--- Task prompt ---
In the records that follow, show each line where the word "this" is present.

(Records with drawing code)
----------

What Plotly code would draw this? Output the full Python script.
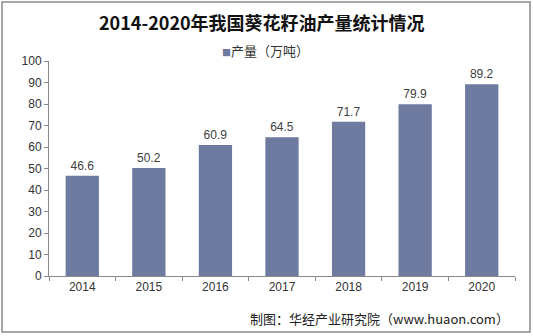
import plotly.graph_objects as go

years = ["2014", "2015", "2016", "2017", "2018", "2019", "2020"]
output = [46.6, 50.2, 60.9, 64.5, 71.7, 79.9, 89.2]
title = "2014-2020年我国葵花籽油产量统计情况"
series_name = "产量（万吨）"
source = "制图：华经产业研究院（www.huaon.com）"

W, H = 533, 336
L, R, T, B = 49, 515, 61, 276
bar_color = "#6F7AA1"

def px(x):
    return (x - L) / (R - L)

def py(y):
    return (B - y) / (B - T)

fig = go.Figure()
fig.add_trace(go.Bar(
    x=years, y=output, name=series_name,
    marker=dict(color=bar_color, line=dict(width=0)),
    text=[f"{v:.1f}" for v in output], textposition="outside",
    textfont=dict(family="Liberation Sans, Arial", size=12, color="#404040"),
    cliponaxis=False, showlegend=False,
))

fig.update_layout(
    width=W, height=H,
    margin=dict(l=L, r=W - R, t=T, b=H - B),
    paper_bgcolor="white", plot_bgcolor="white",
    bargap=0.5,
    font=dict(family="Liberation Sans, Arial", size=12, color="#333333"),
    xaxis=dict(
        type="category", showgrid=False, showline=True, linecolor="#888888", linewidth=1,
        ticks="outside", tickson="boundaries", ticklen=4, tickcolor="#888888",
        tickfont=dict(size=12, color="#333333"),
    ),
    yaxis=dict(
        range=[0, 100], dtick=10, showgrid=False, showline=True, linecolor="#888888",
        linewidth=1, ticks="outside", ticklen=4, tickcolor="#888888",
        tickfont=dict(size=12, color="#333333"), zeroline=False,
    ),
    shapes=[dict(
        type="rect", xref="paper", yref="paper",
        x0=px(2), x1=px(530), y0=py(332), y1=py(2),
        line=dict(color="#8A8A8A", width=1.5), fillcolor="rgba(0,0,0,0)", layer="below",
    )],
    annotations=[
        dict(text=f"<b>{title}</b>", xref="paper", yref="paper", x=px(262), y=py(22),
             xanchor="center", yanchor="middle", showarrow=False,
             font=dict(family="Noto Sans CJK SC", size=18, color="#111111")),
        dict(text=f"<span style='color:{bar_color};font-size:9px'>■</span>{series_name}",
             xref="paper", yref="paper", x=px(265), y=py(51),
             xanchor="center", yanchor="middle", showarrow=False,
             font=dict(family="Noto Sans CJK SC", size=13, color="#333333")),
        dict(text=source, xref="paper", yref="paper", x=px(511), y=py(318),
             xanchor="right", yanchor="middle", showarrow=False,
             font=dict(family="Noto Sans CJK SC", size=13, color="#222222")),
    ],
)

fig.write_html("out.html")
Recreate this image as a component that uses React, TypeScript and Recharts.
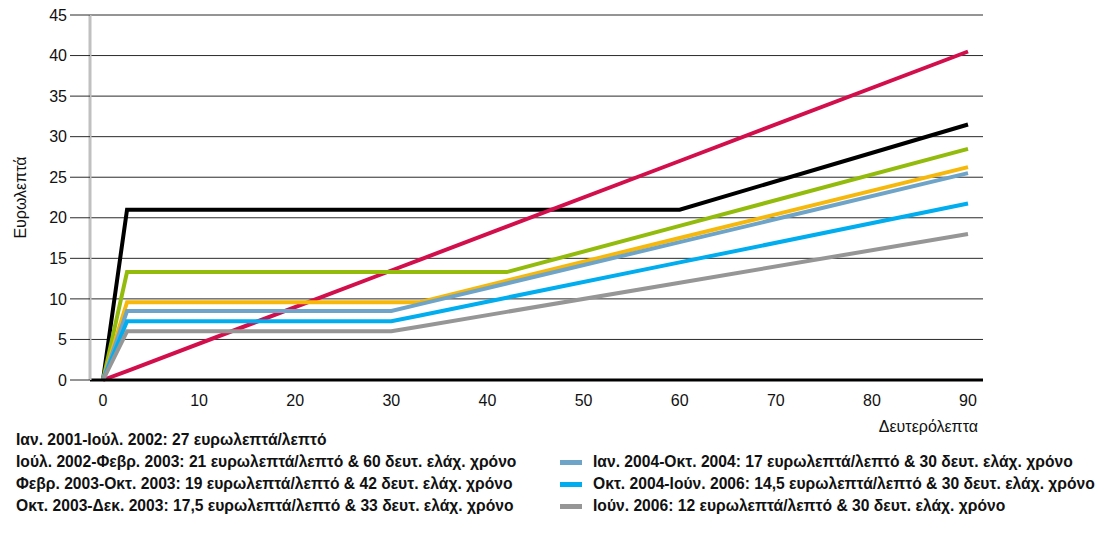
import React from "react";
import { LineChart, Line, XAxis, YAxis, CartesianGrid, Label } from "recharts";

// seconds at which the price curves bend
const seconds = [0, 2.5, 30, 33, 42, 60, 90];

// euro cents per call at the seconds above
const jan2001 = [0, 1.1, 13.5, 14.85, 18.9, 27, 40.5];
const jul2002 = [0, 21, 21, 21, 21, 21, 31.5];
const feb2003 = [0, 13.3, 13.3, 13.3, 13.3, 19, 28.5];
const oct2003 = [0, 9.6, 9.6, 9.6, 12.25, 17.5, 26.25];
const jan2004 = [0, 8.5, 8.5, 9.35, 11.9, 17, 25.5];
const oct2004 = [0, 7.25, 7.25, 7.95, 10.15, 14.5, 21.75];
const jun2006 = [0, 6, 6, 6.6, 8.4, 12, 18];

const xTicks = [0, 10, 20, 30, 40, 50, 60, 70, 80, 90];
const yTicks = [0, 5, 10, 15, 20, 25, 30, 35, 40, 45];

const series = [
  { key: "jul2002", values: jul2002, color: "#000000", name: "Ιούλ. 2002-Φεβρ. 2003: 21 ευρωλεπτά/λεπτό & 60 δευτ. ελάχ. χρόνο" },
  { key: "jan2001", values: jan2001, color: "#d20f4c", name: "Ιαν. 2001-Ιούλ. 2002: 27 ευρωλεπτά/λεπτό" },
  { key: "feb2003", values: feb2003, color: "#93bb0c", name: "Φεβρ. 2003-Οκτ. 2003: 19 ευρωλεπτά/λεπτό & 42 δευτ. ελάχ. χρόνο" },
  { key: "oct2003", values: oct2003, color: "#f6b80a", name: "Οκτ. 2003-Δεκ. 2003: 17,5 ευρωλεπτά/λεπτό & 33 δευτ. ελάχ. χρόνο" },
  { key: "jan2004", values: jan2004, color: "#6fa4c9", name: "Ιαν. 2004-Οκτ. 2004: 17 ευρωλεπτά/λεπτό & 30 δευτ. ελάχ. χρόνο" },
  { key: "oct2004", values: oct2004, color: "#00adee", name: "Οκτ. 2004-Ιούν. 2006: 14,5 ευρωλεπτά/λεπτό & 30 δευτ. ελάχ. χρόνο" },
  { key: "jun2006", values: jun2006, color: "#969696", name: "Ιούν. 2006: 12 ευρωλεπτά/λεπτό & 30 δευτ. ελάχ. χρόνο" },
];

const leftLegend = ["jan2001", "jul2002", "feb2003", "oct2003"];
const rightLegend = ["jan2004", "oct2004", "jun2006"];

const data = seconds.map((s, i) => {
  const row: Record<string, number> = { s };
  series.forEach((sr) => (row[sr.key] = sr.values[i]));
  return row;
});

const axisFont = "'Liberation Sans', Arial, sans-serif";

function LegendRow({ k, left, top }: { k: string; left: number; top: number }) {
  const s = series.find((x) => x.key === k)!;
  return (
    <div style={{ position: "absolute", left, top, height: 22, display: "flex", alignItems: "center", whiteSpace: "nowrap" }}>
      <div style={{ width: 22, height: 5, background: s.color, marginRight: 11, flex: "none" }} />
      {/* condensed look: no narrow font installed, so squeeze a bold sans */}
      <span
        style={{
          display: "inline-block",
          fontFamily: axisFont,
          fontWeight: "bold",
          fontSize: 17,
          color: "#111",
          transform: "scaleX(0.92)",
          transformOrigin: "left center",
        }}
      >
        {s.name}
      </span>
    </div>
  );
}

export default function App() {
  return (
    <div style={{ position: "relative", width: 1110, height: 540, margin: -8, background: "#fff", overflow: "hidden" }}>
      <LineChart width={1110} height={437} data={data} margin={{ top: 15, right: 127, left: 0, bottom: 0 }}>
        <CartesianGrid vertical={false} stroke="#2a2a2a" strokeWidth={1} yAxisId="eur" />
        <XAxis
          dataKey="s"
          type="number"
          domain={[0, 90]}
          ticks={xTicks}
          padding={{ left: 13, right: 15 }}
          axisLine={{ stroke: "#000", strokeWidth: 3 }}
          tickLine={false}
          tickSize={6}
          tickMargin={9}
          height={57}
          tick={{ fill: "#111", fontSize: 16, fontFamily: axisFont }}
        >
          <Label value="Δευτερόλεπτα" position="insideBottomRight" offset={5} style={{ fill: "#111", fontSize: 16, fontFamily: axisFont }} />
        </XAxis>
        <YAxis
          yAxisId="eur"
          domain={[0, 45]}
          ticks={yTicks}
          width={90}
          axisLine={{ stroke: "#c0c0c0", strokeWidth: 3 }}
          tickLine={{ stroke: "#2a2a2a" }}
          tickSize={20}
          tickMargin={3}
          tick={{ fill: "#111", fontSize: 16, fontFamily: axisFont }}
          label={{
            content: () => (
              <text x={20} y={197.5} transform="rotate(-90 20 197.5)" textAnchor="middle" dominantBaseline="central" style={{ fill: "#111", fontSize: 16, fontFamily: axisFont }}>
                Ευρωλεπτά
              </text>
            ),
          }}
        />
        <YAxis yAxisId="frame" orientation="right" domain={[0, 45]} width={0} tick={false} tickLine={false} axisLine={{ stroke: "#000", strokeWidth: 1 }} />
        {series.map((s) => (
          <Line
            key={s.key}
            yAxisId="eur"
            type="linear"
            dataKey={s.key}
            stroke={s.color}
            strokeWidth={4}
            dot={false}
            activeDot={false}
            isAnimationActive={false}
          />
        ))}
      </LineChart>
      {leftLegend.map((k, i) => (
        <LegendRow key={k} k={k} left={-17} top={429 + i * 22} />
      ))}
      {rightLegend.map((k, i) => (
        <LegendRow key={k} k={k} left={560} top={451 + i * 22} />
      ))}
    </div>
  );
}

----------

--- Output of the task ---
What Plotly code would draw this? Output the full Python script.
Recreate this image as a component that uses React, TypeScript and Recharts.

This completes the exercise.